A nano second is one billionth of a second, and a pico second is one trillionth of a second.  For reference, light goes about 4 inches in a nanosecond.

 

In my opinion our first president was
not a very good manager.  His management style was to praise in private and criticize in public.  This led to a company culture where it was OK to second guess and criticize other’s actions, which led to much defensive posturing, which was
a hindrance to creative thinking.   In the second year of his presidency I got a call from one of our Venture Capitalist investors and board member who was writing the president’s review.  I unloaded my frustrations concerning him which
led to a two day offsite with the founders and him with a management expert facilitator which led to him being fired.  He was replaced by another experienced manager from another semiconductor company, who wasn’t much better, he just had different
management issues, like thinking he was so smart that he did not need to prepare for meetings, presentations, etc.  He was smart, but preparation is critical when trying to develop business.

 

Synergy
was successful, just not successful enough to ever go public through an Initial Public Offering, (IPO).  We almost did twice, but each time the semiconductor market hit a down turn and we had to put the IPO on hold.  We built a new wafer fabrication
facility with better equipment, and more capability, although it is questionable in hindsight if we needed it, and it was very expensive for a small struggling company.  We licensed our high speed technology to several companies, including Toshiba. 
The license deal included having them make our products for us in their Kawasaki Japan facility.  Their manufacturing expertise was much better than we had in our small facility in Santa Clara, and their yields were much better.  I think we could
have gone totally fabless and been more successful.
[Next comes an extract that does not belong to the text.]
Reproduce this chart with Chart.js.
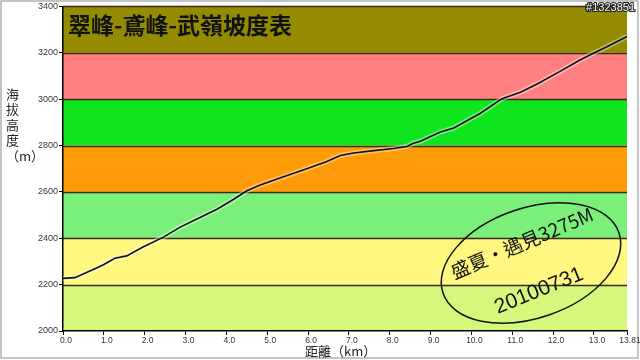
<!DOCTYPE html>
<html>
<head>
<meta charset="utf-8">
<script src="https://cdn.jsdelivr.net/npm/chart.js@4.4.1/dist/chart.umd.min.js"></script>
<style>
  html, body { margin: 0; padding: 0; background: #fff; }
  #wrap { width: 640px; height: 360px; }
</style>
</head>
<body>
<div id="wrap"><canvas id="grafica" width="640" height="360"></canvas></div>
<script>
const distanciaKm = [0, 0.29, 0.74, 0.99, 1.27, 1.56, 1.97, 2.46, 2.87, 3.28, 3.77, 4.17, 4.50, 4.83, 5.40, 5.97, 6.46, 6.79, 7.12, 7.61, 8.10, 8.42, 8.58, 8.75, 9.24, 9.57, 10.22, 10.75, 11.20, 11.61, 12.18, 12.67, 13.0, 13.33, 13.81];
const alturaM = [2227, 2230, 2265, 2286, 2314, 2324, 2363, 2405, 2448, 2483, 2525, 2567, 2605, 2630, 2665, 2700, 2731, 2757, 2768, 2778, 2787, 2796, 2810, 2818, 2858, 2876, 2939, 3002, 3030, 3065, 3121, 3170, 3199, 3227, 3270];

const ticksX = [0, 1, 2, 3, 4, 5, 6, 7, 8, 9, 10, 11, 12, 13, 13.81];
const etiquetasX = ['0.0', '1.0', '2.0', '3.0', '4.0', '5.0', '6.0', '7.0', '8.0', '9.0', '10.0', '11.0', '12.0', '13.0', '13.81'];
const ticksY = [2000, 2200, 2400, 2600, 2800, 3000, 3200, 3400];

// franjas de color por altura
const franjaDesde = [2000, 2200, 2400, 2600, 2800, 3000, 3200];
const franjaHasta = [2200, 2400, 2600, 2800, 3000, 3200, 3400];
const franjaColor = ['#d5f77c', '#fff780', '#7af07a', '#ff9a08', '#10e41e', '#ff8080', '#958b00'];

const titulo = '翠峰-鳶峰-武嶺坡度表';
const tituloY = ['海', '拔', '高', '度', '（m）'];
const tituloX = '距離（km）';
const marca = '#1323851';
const nota1 = '盛夏・遇見3275M';
const nota2 = '20100731';

const fuente = '"Liberation Sans", Arial, sans-serif';
const fuenteCJK = '"Noto Sans CJK TC", "Noto Sans CJK SC", sans-serif';

// fondo, franjas y marco exterior
const franjas = {
  id: 'franjas',
  beforeDraw(chart) {
    const { ctx, chartArea: a, scales: { y } } = chart;
    ctx.save();
    ctx.fillStyle = '#fff';
    ctx.fillRect(0, 0, chart.width, chart.height);
    ctx.strokeStyle = '#b0b0b0';
    ctx.lineWidth = 1.5;
    ctx.strokeRect(1, 1, chart.width - 3, chart.height - 3);

    franjaDesde.forEach((desde, i) => {
      const y1 = y.getPixelForValue(franjaHasta[i]);
      const y0 = y.getPixelForValue(desde);
      ctx.fillStyle = franjaColor[i];
      ctx.fillRect(a.left, y1, a.right - a.left, y0 - y1);
    });
    ctx.strokeStyle = '#3a2c12';
    ctx.lineWidth = 1.6;
    franjaHasta.forEach(h => {
      const py = Math.round(y.getPixelForValue(h)) + 0.5;
      ctx.beginPath();
      ctx.moveTo(a.left, py);
      ctx.lineTo(a.right, py);
      ctx.stroke();
    });
    ctx.restore();
  }
};

// textos y la elipse
const textos = {
  id: 'textos',
  afterDraw(chart) {
    const { ctx, chartArea: a } = chart;
    ctx.save();

    ctx.fillStyle = '#111';
    ctx.font = 'bold 23px ' + fuenteCJK;
    ctx.textBaseline = 'middle';
    ctx.textAlign = 'left';
    ctx.fillText(titulo, a.left + 5, 25);

    // marca de agua arriba a la derecha
    ctx.font = '11px ' + fuente;
    ctx.textAlign = 'right';
    ctx.lineJoin = 'round';
    ctx.lineWidth = 2.2;
    ctx.strokeStyle = '#222';
    ctx.strokeText(marca, 635, 8);
    ctx.fillStyle = '#fff';
    ctx.fillText(marca, 635, 8);

    ctx.fillStyle = '#222';
    ctx.font = '13px ' + fuenteCJK;
    ctx.textAlign = 'left';
    tituloY.forEach((c, i) => ctx.fillText(c, 6, 94 + i * 15.5));

    ctx.font = '13px ' + fuenteCJK;
    ctx.fillText(tituloX, 305, 351);

    // elipse
    ctx.strokeStyle = '#111';
    ctx.lineWidth = 1.5;
    ctx.beginPath();
    ctx.ellipse(531, 263, 93, 55, -19 * Math.PI / 180, 0, Math.PI * 2);
    ctx.stroke();

    ctx.fillStyle = '#111';
    ctx.textAlign = 'center';
    ctx.save();
    ctx.translate(522, 243);
    ctx.rotate(-23 * Math.PI / 180);
    ctx.font = '19px ' + fuenteCJK;
    ctx.fillText(nota1, 0, 0);
    ctx.restore();

    ctx.save();
    ctx.translate(539, 291);
    ctx.rotate(-22 * Math.PI / 180);
    ctx.font = '21px ' + fuente;
    ctx.fillText(nota2, 0, 0);
    ctx.restore();

    ctx.restore();
  }
};

const puntos = distanciaKm.map((d, i) => ({ x: d, y: alturaM[i] }));

new Chart(document.getElementById('grafica'), {
  type: 'line',
  data: {
    datasets: [
      {
        data: puntos,
        borderColor: '#111',
        borderWidth: 1.6,
        pointRadius: 0,
        tension: 0,
        order: 1
      },
      {
        data: puntos,
        borderColor: 'rgba(255,255,255,0.4)',
        borderWidth: 5,
        pointRadius: 0,
        tension: 0,
        order: 2
      }
    ]
  },
  options: {
    responsive: false,
    animation: false,
    layout: { padding: { top: 3, right: 13, left: 0, bottom: 0 } },
    plugins: { legend: { display: false }, tooltip: { enabled: false } },
    scales: {
      x: {
        type: 'linear',
        min: 0,
        max: 13.81,
        afterBuildTicks: s => { s.ticks = ticksX.map(v => ({ value: v })); },
        afterFit: s => { s.height = 29; },
        ticks: {
          autoSkip: false,
          maxRotation: 0,
          padding: 1,
          labelOffset: 3,
          color: '#333',
          font: { size: 8.5, family: fuente },
          callback: (v, i) => etiquetasX[i]
        },
        grid: { drawOnChartArea: false, drawTicks: true, tickLength: 4, color: '#000' },
        border: { display: true, color: '#000', width: 1.5 }
      },
      y: {
        min: 2000,
        max: 3400,
        afterBuildTicks: s => { s.ticks = ticksY.map(v => ({ value: v })); },
        afterFit: s => { s.width = 63; },
        ticks: {
          padding: 1,
          color: '#333',
          font: { size: 9, family: fuente },
          callback: v => String(v)
        },
        grid: { drawOnChartArea: false, drawTicks: true, tickLength: 4, color: '#000' },
        border: { display: true, color: '#000', width: 1.5 }
      }
    }
  },
  plugins: [franjas, textos]
});
</script>
</body>
</html>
But that is in hindsight.   The license agreement with Toshiba allowed (required) me to go to Japan many times, which I did enjoy.  We also licensed the technology to a company in the former
East Germany.  This was a very interesting deal.

 

The Berlin wall had just come down and Germany was in the process of reunification.  The German Government wanted to bring modern technology
to the former Eastern Germany to create useful jobs and to develop their own modern manufacturing capability.  We applied and were picked to be the provider of bipolar technology to a company in Frankfort Oder.   Several of us were intimately
involved in the technology transfer process, which meant flying to Berlin and driving the fifty or so miles to Frankfort Oder.  Frankfort Oder was stuck in a time warp.  It was inside of the former East Germany communist sector, and had been subject
to the restrictions of the iron curtain which did not allow any Western technology equipment to be sent in.   The company’s equipment was antiquated and much of it was home brew.  They were running an obsolete TTL bipolar technology that
they had reversed engineered from Texas Instruments IC’s they had removed from a DEC computer they had somehow acquired.   In fact the entire operation was directed at making copies of this PDP 11 computer that was at least 10 years behind
the state of the art.  We accomplished the technology transfer, which involved reequipping the wafer fabrication facility with new modern equipment and setting up and running our ultrafast bipolar technology.  George Brown actually moved to Frankfort
O to manage this transfer. 

 

There were several interesting sidelights, at least interesting to me during my time in Frankfort O and Berlin.  The hotel we stayed in in Frankfort O, was the
best in the city.  From my perspective it was very backward.  Each room had its own bathroom, so that was good, but the bathroom was a very small closet in which you did everything, including taking a shower in one spot.  No shower curtain,
everything just got wet.  

 

One afternoon Larry Pollock and I had some spare time and decided to explore the Eastern part of Berlin.  I was the driver and he was the navigator.  
We knew that the maps were bad because the communists did not want to make it easy for invading armies to get around, and on top of this the new unified German Government was replacing communist road signs with the old street names from before the war. 
We got hopelessly lost.  As I was backing out after going down a one way road the wrong way, I said to Larry “we are really lost, what are we going to do?”  He said “what do you mean we?  I’m going to get out and say
A.M.F. yoyo and get a cab back to our hotel.”  I of course asked “what did A.M.F. yoyo mean?”  Larry:  “It means adios mother f#*ker, you’re on your own”.  I was laughing so hard I almost drove into a
post.  

 

We had a German to English translator who was a marathon runner, ranked #100 in the world.  I was a runner at the time, not on his level but we shared stories.  One that
stands out concerns shopping with our wives.  He said that he could run 26 miles in a little over two hours, but when he went shopping with his wife after 20 minutes his back hurts, his legs hurt, this feet hurt.  His wife is just fine.  I have
the same problem shopping with my wife.  They are the stronger species for sure.

 

Synergy was ultimately bought by Micrel Inc. for not much money, most of which went to our VC backers, although
they lost money on their investment.  Micrel laid off all of us Synergy founders except for Tom Wong, who they wanted for his design expertise.  Ralph Cognac had left Synergy several years before this so he was not directly affected.  Larry
retired, George eventually went to work for Micrel as a Product Engineer, and I was left looking for another job.